▶ _PROBLEM TO SOLVE_:
Copy the data exactly as it appears, and do not include any pictures.

────

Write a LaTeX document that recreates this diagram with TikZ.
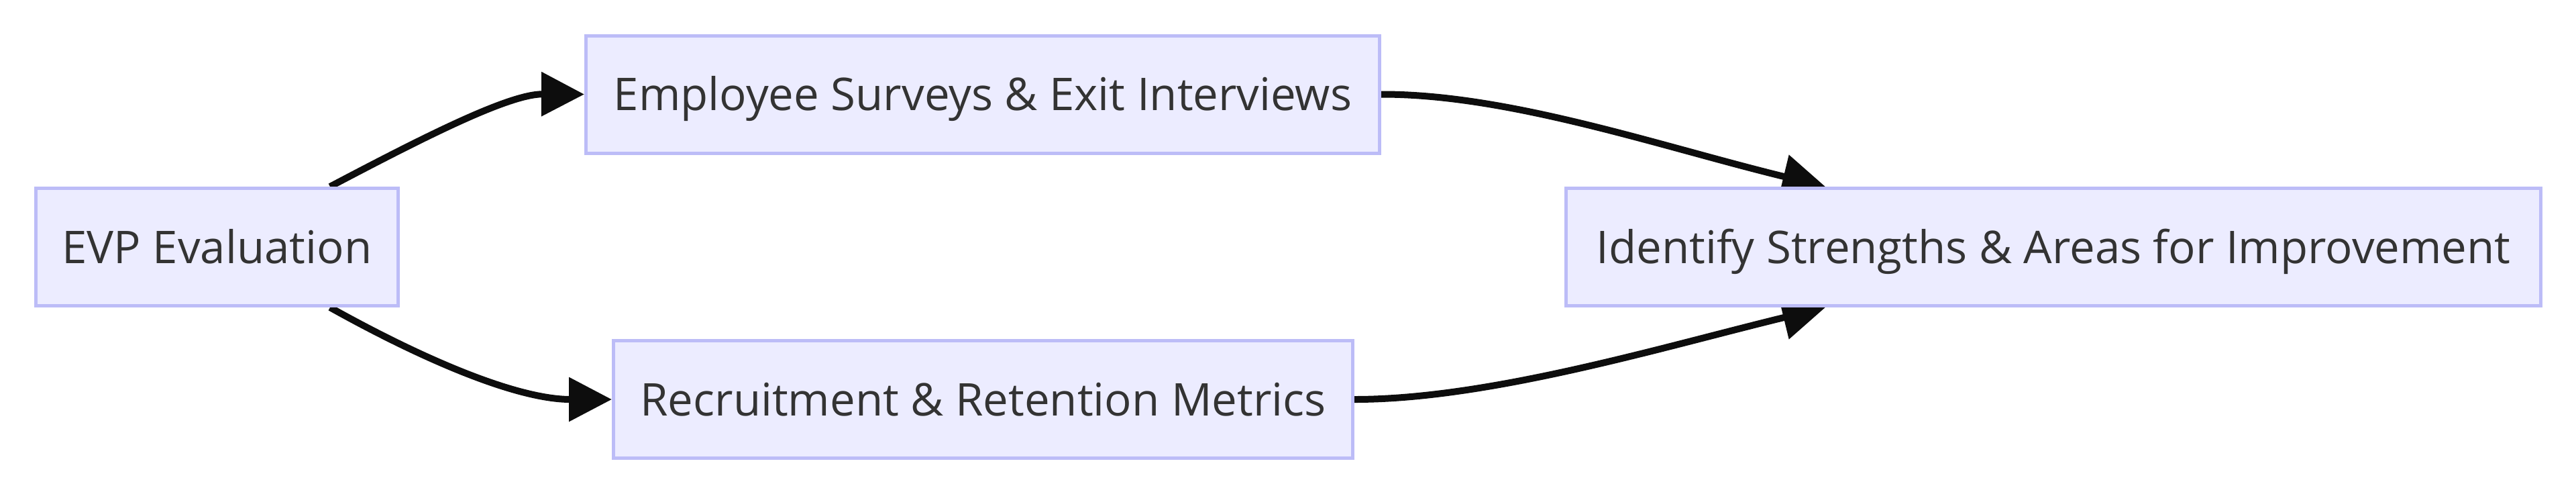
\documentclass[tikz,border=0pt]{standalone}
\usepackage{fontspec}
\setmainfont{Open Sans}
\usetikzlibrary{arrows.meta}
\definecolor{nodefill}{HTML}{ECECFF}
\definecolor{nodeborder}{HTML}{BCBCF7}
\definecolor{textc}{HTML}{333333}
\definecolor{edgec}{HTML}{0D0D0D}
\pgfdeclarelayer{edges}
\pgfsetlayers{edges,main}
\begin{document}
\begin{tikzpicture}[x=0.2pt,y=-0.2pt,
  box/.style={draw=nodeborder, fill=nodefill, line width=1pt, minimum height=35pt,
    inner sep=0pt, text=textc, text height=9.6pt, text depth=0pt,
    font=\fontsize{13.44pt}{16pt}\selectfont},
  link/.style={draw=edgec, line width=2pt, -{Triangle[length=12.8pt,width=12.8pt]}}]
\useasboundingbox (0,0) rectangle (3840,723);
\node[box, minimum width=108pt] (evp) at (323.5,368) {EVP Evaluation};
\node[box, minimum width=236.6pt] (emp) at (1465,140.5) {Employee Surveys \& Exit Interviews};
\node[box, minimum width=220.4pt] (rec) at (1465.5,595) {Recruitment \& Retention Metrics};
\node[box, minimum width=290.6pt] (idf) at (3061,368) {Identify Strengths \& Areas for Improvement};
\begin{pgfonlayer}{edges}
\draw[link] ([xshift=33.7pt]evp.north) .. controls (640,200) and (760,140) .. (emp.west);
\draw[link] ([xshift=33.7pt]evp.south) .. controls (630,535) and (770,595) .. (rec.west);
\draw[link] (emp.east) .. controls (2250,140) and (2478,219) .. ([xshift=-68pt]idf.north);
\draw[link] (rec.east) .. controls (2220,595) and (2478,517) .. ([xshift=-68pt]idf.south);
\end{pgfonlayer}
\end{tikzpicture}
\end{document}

────

▶ _EXERCISE SOLUTION_:
Write a LaTeX document that recreates this diagram with TikZ.
\documentclass[tikz,border=0pt]{standalone}
\usepackage{fontspec}
\setmainfont{Open Sans}
\usetikzlibrary{arrows.meta}
\definecolor{nodefill}{HTML}{ECECFF}
\definecolor{nodeborder}{HTML}{BCBCF7}
\definecolor{textc}{HTML}{333333}
\definecolor{edgec}{HTML}{0D0D0D}
\pgfdeclarelayer{edges}
\pgfsetlayers{edges,main}
\begin{document}
\begin{tikzpicture}[x=0.2pt,y=-0.2pt,
  box/.style={draw=nodeborder, fill=nodefill, line width=1pt, minimum height=35pt,
    inner sep=0pt, text=textc, text height=9.6pt, text depth=0pt,
    font=\fontsize{13.44pt}{16pt}\selectfont},
  link/.style={draw=edgec, line width=2pt, -{Triangle[length=12.8pt,width=12.8pt]}}]
\useasboundingbox (0,0) rectangle (3840,723);
\node[box, minimum width=108pt] (evp) at (323.5,368) {EVP Evaluation};
\node[box, minimum width=236.6pt] (emp) at (1465,140.5) {Employee Surveys \& Exit Interviews};
\node[box, minimum width=220.4pt] (rec) at (1465.5,595) {Recruitment \& Retention Metrics};
\node[box, minimum width=290.6pt] (idf) at (3061,368) {Identify Strengths \& Areas for Improvement};
\begin{pgfonlayer}{edges}
\draw[link] ([xshift=33.7pt]evp.north) .. controls (640,200) and (760,140) .. (emp.west);
\draw[link] ([xshift=33.7pt]evp.south) .. controls (630,535) and (770,595) .. (rec.west);
\draw[link] (emp.east) .. controls (2250,140) and (2478,219) .. ([xshift=-68pt]idf.north);
\draw[link] (rec.east) .. controls (2220,595) and (2478,517) .. ([xshift=-68pt]idf.south);
\end{pgfonlayer}
\end{tikzpicture}
\end{document}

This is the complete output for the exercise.